> YOUR TASK
Retype nothing except the lines below from the one with "What React, TypeScript" through the one with "const downCounts = [31, 26]", exactly, with images left out.

■ ■ ■ ■ ■

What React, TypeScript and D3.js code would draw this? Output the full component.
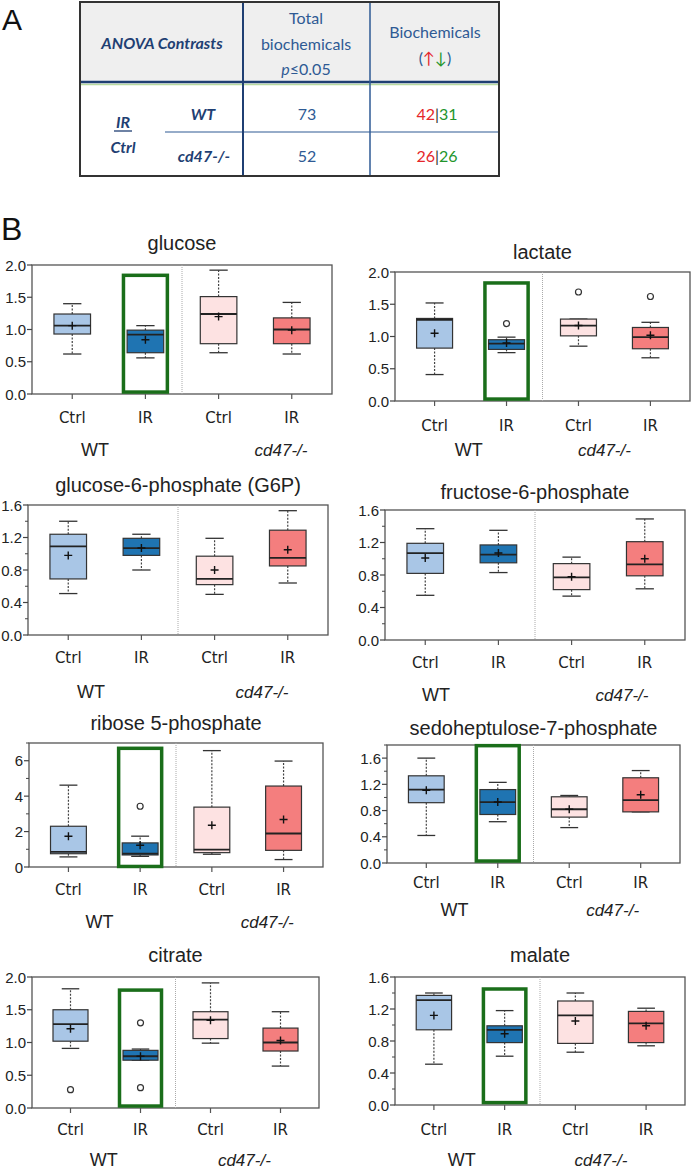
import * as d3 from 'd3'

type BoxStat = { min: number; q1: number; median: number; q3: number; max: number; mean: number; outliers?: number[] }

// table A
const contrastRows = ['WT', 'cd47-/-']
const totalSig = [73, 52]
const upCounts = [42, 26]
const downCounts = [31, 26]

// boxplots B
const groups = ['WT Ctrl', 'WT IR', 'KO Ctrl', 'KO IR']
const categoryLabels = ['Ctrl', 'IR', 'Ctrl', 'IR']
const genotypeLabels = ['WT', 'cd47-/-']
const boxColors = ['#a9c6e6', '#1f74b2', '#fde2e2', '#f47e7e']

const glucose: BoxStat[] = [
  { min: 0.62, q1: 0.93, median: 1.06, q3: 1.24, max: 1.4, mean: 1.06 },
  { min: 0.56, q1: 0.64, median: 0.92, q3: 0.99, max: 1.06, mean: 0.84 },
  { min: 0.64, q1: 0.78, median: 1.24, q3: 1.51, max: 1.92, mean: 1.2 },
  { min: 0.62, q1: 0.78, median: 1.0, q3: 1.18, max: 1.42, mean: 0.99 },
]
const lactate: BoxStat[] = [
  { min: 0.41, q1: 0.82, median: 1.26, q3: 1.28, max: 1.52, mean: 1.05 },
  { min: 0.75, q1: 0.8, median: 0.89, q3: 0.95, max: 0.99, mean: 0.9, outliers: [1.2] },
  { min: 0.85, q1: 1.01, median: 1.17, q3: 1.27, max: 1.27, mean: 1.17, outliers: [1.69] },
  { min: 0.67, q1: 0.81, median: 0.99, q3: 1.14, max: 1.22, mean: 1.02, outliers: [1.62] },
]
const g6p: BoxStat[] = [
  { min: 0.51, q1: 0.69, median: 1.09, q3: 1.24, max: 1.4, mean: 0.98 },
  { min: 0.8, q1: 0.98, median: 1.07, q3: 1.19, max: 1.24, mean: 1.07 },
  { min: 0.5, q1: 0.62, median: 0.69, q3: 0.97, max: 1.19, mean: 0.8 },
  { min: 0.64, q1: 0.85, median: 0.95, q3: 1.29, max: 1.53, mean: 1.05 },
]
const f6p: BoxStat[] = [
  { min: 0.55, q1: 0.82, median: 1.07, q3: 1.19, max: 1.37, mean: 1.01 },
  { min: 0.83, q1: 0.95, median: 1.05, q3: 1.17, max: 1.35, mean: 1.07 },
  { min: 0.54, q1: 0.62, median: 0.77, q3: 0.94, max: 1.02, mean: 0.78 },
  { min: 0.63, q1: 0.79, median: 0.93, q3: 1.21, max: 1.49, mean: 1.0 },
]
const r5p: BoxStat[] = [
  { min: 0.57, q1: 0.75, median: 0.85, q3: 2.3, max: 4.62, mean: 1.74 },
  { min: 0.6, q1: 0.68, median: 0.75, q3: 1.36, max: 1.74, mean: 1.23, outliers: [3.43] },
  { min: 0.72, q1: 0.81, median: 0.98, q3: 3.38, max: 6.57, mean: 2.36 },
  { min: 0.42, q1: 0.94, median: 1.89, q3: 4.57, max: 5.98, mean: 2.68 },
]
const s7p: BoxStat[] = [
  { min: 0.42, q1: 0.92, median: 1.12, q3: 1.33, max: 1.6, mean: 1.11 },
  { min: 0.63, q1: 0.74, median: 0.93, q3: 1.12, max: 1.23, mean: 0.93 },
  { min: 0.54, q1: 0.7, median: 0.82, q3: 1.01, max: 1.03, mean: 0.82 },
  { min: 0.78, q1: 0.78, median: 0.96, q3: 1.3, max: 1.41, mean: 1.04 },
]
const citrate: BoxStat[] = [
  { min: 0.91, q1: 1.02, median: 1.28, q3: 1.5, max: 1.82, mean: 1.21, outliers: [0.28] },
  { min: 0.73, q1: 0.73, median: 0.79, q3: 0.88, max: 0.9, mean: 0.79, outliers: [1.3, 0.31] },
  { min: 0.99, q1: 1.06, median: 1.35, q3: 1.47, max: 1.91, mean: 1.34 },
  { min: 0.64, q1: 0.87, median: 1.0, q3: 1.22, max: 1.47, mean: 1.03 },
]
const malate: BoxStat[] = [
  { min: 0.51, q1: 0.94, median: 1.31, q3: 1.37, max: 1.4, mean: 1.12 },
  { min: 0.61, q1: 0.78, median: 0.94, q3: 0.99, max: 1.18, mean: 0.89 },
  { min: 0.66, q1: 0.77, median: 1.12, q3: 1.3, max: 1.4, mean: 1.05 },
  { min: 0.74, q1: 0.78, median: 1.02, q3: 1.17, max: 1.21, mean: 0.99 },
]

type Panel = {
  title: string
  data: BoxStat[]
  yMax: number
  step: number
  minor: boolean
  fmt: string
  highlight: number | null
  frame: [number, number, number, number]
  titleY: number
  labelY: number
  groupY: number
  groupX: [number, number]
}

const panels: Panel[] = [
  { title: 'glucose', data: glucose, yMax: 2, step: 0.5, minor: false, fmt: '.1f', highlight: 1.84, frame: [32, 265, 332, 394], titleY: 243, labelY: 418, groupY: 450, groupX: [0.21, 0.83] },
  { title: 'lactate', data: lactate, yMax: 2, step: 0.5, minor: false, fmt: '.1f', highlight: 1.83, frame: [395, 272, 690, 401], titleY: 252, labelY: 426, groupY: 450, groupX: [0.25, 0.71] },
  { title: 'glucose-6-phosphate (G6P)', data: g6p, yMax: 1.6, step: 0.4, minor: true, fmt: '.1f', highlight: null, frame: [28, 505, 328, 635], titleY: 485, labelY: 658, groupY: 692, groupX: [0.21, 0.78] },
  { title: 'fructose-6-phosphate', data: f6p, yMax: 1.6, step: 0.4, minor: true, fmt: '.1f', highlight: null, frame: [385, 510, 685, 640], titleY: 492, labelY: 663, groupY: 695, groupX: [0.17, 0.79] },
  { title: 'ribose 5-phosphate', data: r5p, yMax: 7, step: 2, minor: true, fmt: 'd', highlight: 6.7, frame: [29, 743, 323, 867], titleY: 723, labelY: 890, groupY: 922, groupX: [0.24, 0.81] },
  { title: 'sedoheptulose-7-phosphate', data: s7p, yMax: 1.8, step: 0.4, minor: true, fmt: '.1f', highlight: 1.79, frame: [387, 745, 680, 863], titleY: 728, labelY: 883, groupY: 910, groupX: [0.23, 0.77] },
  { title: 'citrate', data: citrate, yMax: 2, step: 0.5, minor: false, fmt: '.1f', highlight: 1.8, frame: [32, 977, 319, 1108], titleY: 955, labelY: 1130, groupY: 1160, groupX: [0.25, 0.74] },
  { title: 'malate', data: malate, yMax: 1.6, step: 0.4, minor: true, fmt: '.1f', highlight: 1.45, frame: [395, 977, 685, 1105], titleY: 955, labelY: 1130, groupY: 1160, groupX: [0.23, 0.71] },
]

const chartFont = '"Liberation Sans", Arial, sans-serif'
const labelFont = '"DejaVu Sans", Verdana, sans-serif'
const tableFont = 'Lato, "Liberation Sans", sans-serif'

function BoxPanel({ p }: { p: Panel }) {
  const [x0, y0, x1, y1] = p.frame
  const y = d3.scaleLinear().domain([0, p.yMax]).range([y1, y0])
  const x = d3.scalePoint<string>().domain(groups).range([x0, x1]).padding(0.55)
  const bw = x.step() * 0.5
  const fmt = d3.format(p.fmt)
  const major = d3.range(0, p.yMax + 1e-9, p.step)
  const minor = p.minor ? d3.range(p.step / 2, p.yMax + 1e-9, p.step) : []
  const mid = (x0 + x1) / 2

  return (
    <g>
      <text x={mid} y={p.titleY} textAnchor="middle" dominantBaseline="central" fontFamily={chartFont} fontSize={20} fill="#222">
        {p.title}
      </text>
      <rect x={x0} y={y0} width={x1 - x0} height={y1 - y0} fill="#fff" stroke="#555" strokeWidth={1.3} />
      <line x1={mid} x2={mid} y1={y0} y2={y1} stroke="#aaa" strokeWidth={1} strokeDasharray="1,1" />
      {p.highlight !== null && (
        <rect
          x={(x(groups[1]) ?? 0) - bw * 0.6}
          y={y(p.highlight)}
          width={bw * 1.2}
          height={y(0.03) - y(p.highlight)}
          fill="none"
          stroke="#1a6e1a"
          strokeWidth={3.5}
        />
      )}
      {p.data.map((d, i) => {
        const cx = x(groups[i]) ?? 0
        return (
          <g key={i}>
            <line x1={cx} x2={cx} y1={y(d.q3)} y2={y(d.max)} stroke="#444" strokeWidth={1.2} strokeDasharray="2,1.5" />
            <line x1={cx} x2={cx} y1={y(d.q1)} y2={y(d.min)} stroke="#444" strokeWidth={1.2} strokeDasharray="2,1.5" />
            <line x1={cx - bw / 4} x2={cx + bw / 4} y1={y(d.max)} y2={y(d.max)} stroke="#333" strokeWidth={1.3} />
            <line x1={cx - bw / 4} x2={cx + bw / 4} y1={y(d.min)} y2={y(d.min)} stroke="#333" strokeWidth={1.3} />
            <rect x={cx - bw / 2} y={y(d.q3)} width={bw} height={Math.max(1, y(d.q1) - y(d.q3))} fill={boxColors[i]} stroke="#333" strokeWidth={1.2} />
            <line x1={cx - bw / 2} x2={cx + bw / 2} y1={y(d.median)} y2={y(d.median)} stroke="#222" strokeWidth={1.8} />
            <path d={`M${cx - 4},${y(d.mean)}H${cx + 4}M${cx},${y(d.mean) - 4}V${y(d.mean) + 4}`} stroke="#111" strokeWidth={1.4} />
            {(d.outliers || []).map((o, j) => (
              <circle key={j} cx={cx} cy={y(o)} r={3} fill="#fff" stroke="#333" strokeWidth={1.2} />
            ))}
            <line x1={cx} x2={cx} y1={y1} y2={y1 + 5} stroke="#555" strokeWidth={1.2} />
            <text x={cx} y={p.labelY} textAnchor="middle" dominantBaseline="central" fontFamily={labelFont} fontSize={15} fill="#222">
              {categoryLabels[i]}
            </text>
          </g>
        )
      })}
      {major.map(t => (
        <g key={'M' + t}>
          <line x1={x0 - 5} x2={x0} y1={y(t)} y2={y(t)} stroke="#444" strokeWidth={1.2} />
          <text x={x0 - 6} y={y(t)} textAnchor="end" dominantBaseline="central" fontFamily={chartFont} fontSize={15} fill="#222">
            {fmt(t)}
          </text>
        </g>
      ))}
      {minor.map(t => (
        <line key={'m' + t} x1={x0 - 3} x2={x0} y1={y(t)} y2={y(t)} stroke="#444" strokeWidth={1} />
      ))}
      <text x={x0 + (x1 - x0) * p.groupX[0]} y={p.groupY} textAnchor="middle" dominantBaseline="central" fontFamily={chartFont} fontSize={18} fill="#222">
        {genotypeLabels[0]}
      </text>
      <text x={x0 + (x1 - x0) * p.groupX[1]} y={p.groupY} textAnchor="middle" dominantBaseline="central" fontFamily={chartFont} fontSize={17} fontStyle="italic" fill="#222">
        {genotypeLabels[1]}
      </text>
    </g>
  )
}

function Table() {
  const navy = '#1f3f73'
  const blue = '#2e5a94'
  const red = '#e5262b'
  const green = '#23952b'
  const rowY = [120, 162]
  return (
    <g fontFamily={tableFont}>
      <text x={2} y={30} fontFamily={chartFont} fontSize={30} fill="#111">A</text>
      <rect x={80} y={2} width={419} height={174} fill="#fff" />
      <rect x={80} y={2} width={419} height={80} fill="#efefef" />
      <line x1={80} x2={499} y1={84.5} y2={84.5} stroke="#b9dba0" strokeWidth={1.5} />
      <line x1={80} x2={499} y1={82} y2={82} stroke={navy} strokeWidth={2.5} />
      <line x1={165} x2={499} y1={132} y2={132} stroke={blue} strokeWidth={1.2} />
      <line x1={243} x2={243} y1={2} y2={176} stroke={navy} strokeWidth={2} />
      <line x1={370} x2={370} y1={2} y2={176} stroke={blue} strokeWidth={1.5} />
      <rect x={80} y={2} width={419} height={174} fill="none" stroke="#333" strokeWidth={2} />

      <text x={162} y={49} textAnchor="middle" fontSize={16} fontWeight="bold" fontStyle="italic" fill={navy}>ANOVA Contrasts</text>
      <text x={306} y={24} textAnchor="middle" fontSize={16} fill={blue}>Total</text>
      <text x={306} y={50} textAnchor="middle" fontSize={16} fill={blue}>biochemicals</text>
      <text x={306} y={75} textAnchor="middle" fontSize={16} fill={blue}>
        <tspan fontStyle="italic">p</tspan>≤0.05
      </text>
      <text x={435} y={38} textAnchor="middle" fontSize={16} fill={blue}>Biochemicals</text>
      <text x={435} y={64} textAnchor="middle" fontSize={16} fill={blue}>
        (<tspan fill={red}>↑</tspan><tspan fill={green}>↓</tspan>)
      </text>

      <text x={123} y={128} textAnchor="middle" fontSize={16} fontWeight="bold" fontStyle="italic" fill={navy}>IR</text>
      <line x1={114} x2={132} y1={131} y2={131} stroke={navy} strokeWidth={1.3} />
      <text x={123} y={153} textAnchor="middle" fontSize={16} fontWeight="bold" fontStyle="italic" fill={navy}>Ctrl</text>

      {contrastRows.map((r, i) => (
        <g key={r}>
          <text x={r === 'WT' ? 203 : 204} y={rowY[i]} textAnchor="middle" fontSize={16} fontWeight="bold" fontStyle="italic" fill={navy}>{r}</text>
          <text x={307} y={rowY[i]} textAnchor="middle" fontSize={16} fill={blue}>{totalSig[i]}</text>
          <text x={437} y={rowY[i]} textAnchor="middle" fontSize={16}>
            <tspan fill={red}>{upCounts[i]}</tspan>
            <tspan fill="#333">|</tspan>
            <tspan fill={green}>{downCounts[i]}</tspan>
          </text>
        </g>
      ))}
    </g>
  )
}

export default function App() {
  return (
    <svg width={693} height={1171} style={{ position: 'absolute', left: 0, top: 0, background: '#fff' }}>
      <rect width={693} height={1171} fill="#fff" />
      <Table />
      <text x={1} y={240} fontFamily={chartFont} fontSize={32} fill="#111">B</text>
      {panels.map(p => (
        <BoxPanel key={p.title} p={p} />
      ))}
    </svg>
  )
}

■ ■ ■ ■ ■

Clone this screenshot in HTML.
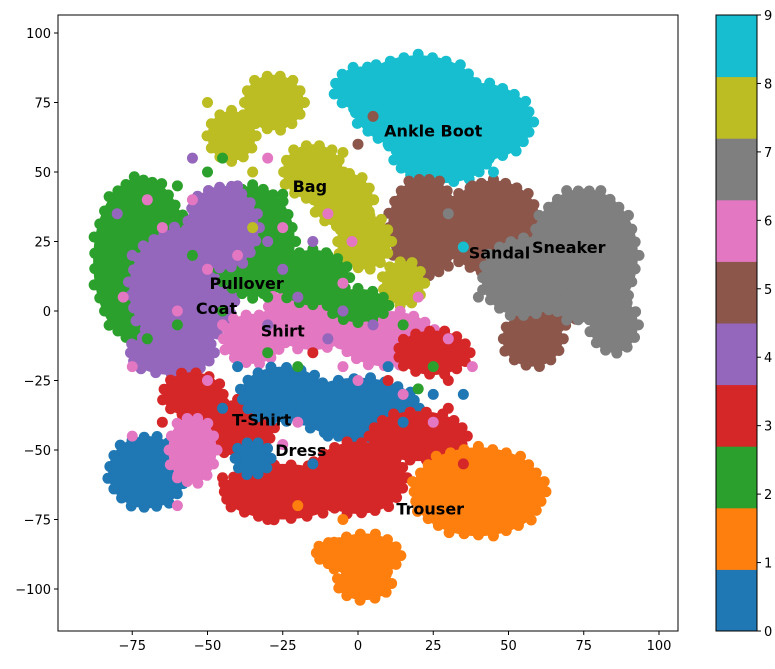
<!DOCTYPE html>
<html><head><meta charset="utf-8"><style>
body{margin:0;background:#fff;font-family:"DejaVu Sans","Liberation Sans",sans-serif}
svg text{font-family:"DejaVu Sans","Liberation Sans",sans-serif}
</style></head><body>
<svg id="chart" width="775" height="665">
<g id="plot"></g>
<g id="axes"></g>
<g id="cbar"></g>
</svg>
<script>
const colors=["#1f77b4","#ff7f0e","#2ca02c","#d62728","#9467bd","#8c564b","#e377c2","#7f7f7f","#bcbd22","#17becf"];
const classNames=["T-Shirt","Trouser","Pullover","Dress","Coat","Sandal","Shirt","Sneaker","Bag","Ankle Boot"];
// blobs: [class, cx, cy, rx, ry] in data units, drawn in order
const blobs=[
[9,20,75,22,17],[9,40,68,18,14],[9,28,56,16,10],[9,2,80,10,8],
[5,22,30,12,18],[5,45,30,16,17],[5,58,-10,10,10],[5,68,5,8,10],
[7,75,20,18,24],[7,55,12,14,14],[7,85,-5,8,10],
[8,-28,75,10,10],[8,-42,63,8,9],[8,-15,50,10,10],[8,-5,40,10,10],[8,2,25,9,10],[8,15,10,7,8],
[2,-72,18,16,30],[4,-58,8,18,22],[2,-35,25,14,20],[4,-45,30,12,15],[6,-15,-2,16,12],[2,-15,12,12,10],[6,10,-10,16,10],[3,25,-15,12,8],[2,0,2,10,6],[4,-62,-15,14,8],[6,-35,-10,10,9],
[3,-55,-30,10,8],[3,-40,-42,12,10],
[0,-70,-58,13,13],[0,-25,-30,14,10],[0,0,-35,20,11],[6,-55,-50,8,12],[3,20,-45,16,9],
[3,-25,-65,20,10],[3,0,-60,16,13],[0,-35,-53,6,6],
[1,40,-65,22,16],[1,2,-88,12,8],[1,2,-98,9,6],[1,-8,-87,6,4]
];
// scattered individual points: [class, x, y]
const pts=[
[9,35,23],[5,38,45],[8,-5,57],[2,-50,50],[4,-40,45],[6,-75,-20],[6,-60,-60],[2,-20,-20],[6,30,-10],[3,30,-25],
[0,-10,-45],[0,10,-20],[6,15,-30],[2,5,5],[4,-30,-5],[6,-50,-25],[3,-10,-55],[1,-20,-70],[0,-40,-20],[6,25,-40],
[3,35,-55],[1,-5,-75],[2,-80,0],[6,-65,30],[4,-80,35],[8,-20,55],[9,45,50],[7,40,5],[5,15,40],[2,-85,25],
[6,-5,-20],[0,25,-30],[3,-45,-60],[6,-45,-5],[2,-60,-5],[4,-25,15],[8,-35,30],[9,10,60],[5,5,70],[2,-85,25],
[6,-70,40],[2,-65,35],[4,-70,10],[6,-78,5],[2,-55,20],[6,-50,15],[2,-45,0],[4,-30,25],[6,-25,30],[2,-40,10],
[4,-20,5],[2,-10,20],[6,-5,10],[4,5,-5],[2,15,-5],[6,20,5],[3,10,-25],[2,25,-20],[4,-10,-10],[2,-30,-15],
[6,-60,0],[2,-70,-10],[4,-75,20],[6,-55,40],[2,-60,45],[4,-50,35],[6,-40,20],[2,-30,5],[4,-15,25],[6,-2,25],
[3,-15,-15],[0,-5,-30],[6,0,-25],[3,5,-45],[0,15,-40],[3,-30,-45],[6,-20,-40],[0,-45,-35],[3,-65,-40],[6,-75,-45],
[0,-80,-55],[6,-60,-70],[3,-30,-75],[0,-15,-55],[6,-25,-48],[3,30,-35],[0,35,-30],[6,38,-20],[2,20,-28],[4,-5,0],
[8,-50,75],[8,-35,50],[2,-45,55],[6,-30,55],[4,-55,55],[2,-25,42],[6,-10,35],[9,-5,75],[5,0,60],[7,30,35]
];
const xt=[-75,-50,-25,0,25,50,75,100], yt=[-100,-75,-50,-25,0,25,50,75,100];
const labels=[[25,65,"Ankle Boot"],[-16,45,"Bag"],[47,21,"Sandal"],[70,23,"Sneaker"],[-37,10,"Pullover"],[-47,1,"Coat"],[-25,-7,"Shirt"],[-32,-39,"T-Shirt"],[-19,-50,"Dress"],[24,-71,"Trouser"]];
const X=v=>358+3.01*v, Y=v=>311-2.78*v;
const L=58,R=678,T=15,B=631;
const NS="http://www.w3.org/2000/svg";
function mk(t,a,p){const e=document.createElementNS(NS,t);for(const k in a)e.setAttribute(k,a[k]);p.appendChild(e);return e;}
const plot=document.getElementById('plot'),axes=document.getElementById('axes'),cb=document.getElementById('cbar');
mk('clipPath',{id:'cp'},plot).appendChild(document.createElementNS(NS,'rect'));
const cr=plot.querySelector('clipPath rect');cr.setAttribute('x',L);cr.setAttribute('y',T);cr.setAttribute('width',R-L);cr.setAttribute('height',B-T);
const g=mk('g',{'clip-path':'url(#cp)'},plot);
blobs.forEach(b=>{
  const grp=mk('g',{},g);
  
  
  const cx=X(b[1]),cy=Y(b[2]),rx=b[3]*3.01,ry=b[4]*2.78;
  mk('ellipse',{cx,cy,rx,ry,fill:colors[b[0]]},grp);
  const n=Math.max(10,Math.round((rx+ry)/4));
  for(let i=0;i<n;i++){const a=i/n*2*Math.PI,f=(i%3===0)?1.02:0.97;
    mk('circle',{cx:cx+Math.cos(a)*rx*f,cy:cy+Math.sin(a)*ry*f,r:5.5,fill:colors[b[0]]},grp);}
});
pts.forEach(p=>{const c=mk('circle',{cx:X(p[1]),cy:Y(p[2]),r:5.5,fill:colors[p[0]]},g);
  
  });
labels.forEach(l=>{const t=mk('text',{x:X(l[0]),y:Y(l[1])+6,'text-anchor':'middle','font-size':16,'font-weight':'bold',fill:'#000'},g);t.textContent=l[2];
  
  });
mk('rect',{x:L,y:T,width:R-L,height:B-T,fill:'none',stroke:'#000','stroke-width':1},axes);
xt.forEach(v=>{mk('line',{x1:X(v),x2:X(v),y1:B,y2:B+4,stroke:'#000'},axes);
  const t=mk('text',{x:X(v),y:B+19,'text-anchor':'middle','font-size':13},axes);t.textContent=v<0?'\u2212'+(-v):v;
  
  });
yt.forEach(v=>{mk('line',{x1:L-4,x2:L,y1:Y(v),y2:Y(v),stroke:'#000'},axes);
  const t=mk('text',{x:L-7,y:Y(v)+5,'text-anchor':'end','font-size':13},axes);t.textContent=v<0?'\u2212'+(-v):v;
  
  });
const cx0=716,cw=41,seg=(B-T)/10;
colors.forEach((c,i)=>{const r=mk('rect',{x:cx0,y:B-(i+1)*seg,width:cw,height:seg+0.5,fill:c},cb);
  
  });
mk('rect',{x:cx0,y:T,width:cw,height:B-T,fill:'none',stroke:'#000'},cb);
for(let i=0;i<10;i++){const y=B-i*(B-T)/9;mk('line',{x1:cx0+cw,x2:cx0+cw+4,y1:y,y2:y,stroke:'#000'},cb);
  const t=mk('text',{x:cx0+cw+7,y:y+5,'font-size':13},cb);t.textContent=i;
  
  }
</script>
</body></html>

■ ■ ■ ■ ■

> RESULT
What React, TypeScript and D3.js code would draw this? Output the full component.
import * as d3 from 'd3'

type BoxStat = { min: number; q1: number; median: number; q3: number; max: number; mean: number; outliers?: number[] }

// table A
const contrastRows = ['WT', 'cd47-/-']
const totalSig = [73, 52]
const upCounts = [42, 26]
const downCounts = [31, 26]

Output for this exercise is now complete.